::: Provided material :::

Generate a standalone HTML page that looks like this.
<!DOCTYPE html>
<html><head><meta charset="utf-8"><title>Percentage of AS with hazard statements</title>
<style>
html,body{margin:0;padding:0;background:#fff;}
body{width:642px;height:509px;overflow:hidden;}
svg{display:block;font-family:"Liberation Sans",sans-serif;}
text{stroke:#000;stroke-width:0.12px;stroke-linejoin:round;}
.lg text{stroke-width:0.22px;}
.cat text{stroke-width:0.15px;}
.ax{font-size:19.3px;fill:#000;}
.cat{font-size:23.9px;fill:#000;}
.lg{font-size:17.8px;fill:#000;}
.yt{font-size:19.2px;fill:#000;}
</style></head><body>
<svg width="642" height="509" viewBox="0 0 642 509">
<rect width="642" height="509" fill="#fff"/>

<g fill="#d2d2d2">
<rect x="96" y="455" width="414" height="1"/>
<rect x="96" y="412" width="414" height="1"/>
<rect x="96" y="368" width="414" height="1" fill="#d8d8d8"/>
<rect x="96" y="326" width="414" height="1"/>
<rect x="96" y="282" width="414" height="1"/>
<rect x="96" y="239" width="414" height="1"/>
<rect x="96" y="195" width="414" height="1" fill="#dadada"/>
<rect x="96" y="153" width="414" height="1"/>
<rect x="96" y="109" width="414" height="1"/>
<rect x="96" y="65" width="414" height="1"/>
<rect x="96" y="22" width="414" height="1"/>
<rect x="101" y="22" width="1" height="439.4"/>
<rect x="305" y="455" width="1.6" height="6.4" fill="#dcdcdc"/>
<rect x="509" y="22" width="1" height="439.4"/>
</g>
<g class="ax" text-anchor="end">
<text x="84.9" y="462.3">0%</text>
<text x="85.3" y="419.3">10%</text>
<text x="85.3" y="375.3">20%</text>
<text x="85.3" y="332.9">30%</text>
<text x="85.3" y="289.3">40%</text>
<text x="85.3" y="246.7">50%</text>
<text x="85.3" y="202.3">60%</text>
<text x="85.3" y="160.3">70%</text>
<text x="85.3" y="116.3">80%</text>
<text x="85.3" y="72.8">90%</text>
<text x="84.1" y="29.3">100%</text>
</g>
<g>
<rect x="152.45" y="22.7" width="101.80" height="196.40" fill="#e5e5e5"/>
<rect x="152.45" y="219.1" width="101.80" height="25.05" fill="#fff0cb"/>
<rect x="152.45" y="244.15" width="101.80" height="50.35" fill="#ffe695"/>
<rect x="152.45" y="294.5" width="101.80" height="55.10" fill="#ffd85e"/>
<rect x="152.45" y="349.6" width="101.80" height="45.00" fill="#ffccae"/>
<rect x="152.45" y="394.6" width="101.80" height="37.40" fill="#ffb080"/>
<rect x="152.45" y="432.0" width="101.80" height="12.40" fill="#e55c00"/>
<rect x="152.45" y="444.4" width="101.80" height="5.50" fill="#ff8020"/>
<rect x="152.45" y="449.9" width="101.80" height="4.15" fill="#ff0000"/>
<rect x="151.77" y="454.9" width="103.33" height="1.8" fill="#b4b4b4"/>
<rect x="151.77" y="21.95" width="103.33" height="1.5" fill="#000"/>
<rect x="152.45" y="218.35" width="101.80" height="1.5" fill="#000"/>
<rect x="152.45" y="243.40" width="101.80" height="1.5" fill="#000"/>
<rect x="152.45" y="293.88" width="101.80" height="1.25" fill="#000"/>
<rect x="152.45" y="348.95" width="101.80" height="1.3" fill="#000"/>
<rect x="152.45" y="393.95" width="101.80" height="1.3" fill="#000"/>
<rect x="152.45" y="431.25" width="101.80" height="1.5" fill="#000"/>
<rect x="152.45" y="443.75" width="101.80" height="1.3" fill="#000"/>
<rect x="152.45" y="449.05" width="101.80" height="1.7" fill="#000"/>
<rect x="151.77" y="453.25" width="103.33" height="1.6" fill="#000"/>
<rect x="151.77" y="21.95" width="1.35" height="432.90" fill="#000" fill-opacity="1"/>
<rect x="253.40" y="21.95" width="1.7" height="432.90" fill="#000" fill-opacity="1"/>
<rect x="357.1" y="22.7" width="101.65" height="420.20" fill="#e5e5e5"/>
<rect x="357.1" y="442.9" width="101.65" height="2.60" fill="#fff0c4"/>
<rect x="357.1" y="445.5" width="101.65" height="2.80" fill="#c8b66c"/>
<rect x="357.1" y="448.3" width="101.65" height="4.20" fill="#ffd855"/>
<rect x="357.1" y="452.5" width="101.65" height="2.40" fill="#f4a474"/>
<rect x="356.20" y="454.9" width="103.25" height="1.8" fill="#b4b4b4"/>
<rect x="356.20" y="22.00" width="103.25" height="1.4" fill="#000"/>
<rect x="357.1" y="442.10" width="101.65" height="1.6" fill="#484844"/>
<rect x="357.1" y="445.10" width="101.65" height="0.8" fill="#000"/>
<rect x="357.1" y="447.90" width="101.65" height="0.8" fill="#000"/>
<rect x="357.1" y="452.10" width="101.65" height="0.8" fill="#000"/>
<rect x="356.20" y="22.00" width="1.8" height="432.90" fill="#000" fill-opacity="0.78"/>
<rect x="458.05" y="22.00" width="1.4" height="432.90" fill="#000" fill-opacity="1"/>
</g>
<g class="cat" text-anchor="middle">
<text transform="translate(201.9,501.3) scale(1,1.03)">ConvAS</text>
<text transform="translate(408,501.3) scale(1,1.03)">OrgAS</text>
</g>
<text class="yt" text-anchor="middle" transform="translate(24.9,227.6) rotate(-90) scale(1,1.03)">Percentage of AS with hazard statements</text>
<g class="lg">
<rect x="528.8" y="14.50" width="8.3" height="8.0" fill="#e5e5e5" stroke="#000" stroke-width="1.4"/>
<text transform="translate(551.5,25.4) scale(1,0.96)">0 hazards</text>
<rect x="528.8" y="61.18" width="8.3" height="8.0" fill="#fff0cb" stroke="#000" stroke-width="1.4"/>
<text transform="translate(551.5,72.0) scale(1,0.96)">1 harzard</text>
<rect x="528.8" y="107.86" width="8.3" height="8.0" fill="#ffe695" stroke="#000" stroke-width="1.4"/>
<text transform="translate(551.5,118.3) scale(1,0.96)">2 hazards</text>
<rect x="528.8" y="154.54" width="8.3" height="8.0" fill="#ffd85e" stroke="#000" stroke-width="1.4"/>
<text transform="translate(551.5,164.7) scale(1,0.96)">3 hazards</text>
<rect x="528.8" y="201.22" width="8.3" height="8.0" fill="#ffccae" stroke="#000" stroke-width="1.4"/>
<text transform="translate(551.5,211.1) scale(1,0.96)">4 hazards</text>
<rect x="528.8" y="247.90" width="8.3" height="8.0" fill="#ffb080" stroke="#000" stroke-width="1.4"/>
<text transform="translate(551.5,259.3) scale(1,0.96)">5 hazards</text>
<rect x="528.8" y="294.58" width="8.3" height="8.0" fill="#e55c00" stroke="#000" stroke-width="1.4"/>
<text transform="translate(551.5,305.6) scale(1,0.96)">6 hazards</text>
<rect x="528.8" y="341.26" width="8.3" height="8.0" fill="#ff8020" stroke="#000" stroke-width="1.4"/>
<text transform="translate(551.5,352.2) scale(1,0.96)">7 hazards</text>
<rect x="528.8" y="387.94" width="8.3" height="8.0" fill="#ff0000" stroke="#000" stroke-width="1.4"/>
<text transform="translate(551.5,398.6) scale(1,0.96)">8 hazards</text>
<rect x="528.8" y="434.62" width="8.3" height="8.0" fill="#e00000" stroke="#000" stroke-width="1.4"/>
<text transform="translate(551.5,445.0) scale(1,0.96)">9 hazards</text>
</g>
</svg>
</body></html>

:::

▶ [Given exercise] Please repeat the listing above in full and exactly.

▶ [Answer to the task]
Generate a standalone HTML page that looks like this.
<!DOCTYPE html>
<html><head><meta charset="utf-8"><title>Percentage of AS with hazard statements</title>
<style>
html,body{margin:0;padding:0;background:#fff;}
body{width:642px;height:509px;overflow:hidden;}
svg{display:block;font-family:"Liberation Sans",sans-serif;}
text{stroke:#000;stroke-width:0.12px;stroke-linejoin:round;}
.lg text{stroke-width:0.22px;}
.cat text{stroke-width:0.15px;}
.ax{font-size:19.3px;fill:#000;}
.cat{font-size:23.9px;fill:#000;}
.lg{font-size:17.8px;fill:#000;}
.yt{font-size:19.2px;fill:#000;}
</style></head><body>
<svg width="642" height="509" viewBox="0 0 642 509">
<rect width="642" height="509" fill="#fff"/>

<g fill="#d2d2d2">
<rect x="96" y="455" width="414" height="1"/>
<rect x="96" y="412" width="414" height="1"/>
<rect x="96" y="368" width="414" height="1" fill="#d8d8d8"/>
<rect x="96" y="326" width="414" height="1"/>
<rect x="96" y="282" width="414" height="1"/>
<rect x="96" y="239" width="414" height="1"/>
<rect x="96" y="195" width="414" height="1" fill="#dadada"/>
<rect x="96" y="153" width="414" height="1"/>
<rect x="96" y="109" width="414" height="1"/>
<rect x="96" y="65" width="414" height="1"/>
<rect x="96" y="22" width="414" height="1"/>
<rect x="101" y="22" width="1" height="439.4"/>
<rect x="305" y="455" width="1.6" height="6.4" fill="#dcdcdc"/>
<rect x="509" y="22" width="1" height="439.4"/>
</g>
<g class="ax" text-anchor="end">
<text x="84.9" y="462.3">0%</text>
<text x="85.3" y="419.3">10%</text>
<text x="85.3" y="375.3">20%</text>
<text x="85.3" y="332.9">30%</text>
<text x="85.3" y="289.3">40%</text>
<text x="85.3" y="246.7">50%</text>
<text x="85.3" y="202.3">60%</text>
<text x="85.3" y="160.3">70%</text>
<text x="85.3" y="116.3">80%</text>
<text x="85.3" y="72.8">90%</text>
<text x="84.1" y="29.3">100%</text>
</g>
<g>
<rect x="152.45" y="22.7" width="101.80" height="196.40" fill="#e5e5e5"/>
<rect x="152.45" y="219.1" width="101.80" height="25.05" fill="#fff0cb"/>
<rect x="152.45" y="244.15" width="101.80" height="50.35" fill="#ffe695"/>
<rect x="152.45" y="294.5" width="101.80" height="55.10" fill="#ffd85e"/>
<rect x="152.45" y="349.6" width="101.80" height="45.00" fill="#ffccae"/>
<rect x="152.45" y="394.6" width="101.80" height="37.40" fill="#ffb080"/>
<rect x="152.45" y="432.0" width="101.80" height="12.40" fill="#e55c00"/>
<rect x="152.45" y="444.4" width="101.80" height="5.50" fill="#ff8020"/>
<rect x="152.45" y="449.9" width="101.80" height="4.15" fill="#ff0000"/>
<rect x="151.77" y="454.9" width="103.33" height="1.8" fill="#b4b4b4"/>
<rect x="151.77" y="21.95" width="103.33" height="1.5" fill="#000"/>
<rect x="152.45" y="218.35" width="101.80" height="1.5" fill="#000"/>
<rect x="152.45" y="243.40" width="101.80" height="1.5" fill="#000"/>
<rect x="152.45" y="293.88" width="101.80" height="1.25" fill="#000"/>
<rect x="152.45" y="348.95" width="101.80" height="1.3" fill="#000"/>
<rect x="152.45" y="393.95" width="101.80" height="1.3" fill="#000"/>
<rect x="152.45" y="431.25" width="101.80" height="1.5" fill="#000"/>
<rect x="152.45" y="443.75" width="101.80" height="1.3" fill="#000"/>
<rect x="152.45" y="449.05" width="101.80" height="1.7" fill="#000"/>
<rect x="151.77" y="453.25" width="103.33" height="1.6" fill="#000"/>
<rect x="151.77" y="21.95" width="1.35" height="432.90" fill="#000" fill-opacity="1"/>
<rect x="253.40" y="21.95" width="1.7" height="432.90" fill="#000" fill-opacity="1"/>
<rect x="357.1" y="22.7" width="101.65" height="420.20" fill="#e5e5e5"/>
<rect x="357.1" y="442.9" width="101.65" height="2.60" fill="#fff0c4"/>
<rect x="357.1" y="445.5" width="101.65" height="2.80" fill="#c8b66c"/>
<rect x="357.1" y="448.3" width="101.65" height="4.20" fill="#ffd855"/>
<rect x="357.1" y="452.5" width="101.65" height="2.40" fill="#f4a474"/>
<rect x="356.20" y="454.9" width="103.25" height="1.8" fill="#b4b4b4"/>
<rect x="356.20" y="22.00" width="103.25" height="1.4" fill="#000"/>
<rect x="357.1" y="442.10" width="101.65" height="1.6" fill="#484844"/>
<rect x="357.1" y="445.10" width="101.65" height="0.8" fill="#000"/>
<rect x="357.1" y="447.90" width="101.65" height="0.8" fill="#000"/>
<rect x="357.1" y="452.10" width="101.65" height="0.8" fill="#000"/>
<rect x="356.20" y="22.00" width="1.8" height="432.90" fill="#000" fill-opacity="0.78"/>
<rect x="458.05" y="22.00" width="1.4" height="432.90" fill="#000" fill-opacity="1"/>
</g>
<g class="cat" text-anchor="middle">
<text transform="translate(201.9,501.3) scale(1,1.03)">ConvAS</text>
<text transform="translate(408,501.3) scale(1,1.03)">OrgAS</text>
</g>
<text class="yt" text-anchor="middle" transform="translate(24.9,227.6) rotate(-90) scale(1,1.03)">Percentage of AS with hazard statements</text>
<g class="lg">
<rect x="528.8" y="14.50" width="8.3" height="8.0" fill="#e5e5e5" stroke="#000" stroke-width="1.4"/>
<text transform="translate(551.5,25.4) scale(1,0.96)">0 hazards</text>
<rect x="528.8" y="61.18" width="8.3" height="8.0" fill="#fff0cb" stroke="#000" stroke-width="1.4"/>
<text transform="translate(551.5,72.0) scale(1,0.96)">1 harzard</text>
<rect x="528.8" y="107.86" width="8.3" height="8.0" fill="#ffe695" stroke="#000" stroke-width="1.4"/>
<text transform="translate(551.5,118.3) scale(1,0.96)">2 hazards</text>
<rect x="528.8" y="154.54" width="8.3" height="8.0" fill="#ffd85e" stroke="#000" stroke-width="1.4"/>
<text transform="translate(551.5,164.7) scale(1,0.96)">3 hazards</text>
<rect x="528.8" y="201.22" width="8.3" height="8.0" fill="#ffccae" stroke="#000" stroke-width="1.4"/>
<text transform="translate(551.5,211.1) scale(1,0.96)">4 hazards</text>
<rect x="528.8" y="247.90" width="8.3" height="8.0" fill="#ffb080" stroke="#000" stroke-width="1.4"/>
<text transform="translate(551.5,259.3) scale(1,0.96)">5 hazards</text>
<rect x="528.8" y="294.58" width="8.3" height="8.0" fill="#e55c00" stroke="#000" stroke-width="1.4"/>
<text transform="translate(551.5,305.6) scale(1,0.96)">6 hazards</text>
<rect x="528.8" y="341.26" width="8.3" height="8.0" fill="#ff8020" stroke="#000" stroke-width="1.4"/>
<text transform="translate(551.5,352.2) scale(1,0.96)">7 hazards</text>
<rect x="528.8" y="387.94" width="8.3" height="8.0" fill="#ff0000" stroke="#000" stroke-width="1.4"/>
<text transform="translate(551.5,398.6) scale(1,0.96)">8 hazards</text>
<rect x="528.8" y="434.62" width="8.3" height="8.0" fill="#e00000" stroke="#000" stroke-width="1.4"/>
<text transform="translate(551.5,445.0) scale(1,0.96)">9 hazards</text>
</g>
</svg>
</body></html>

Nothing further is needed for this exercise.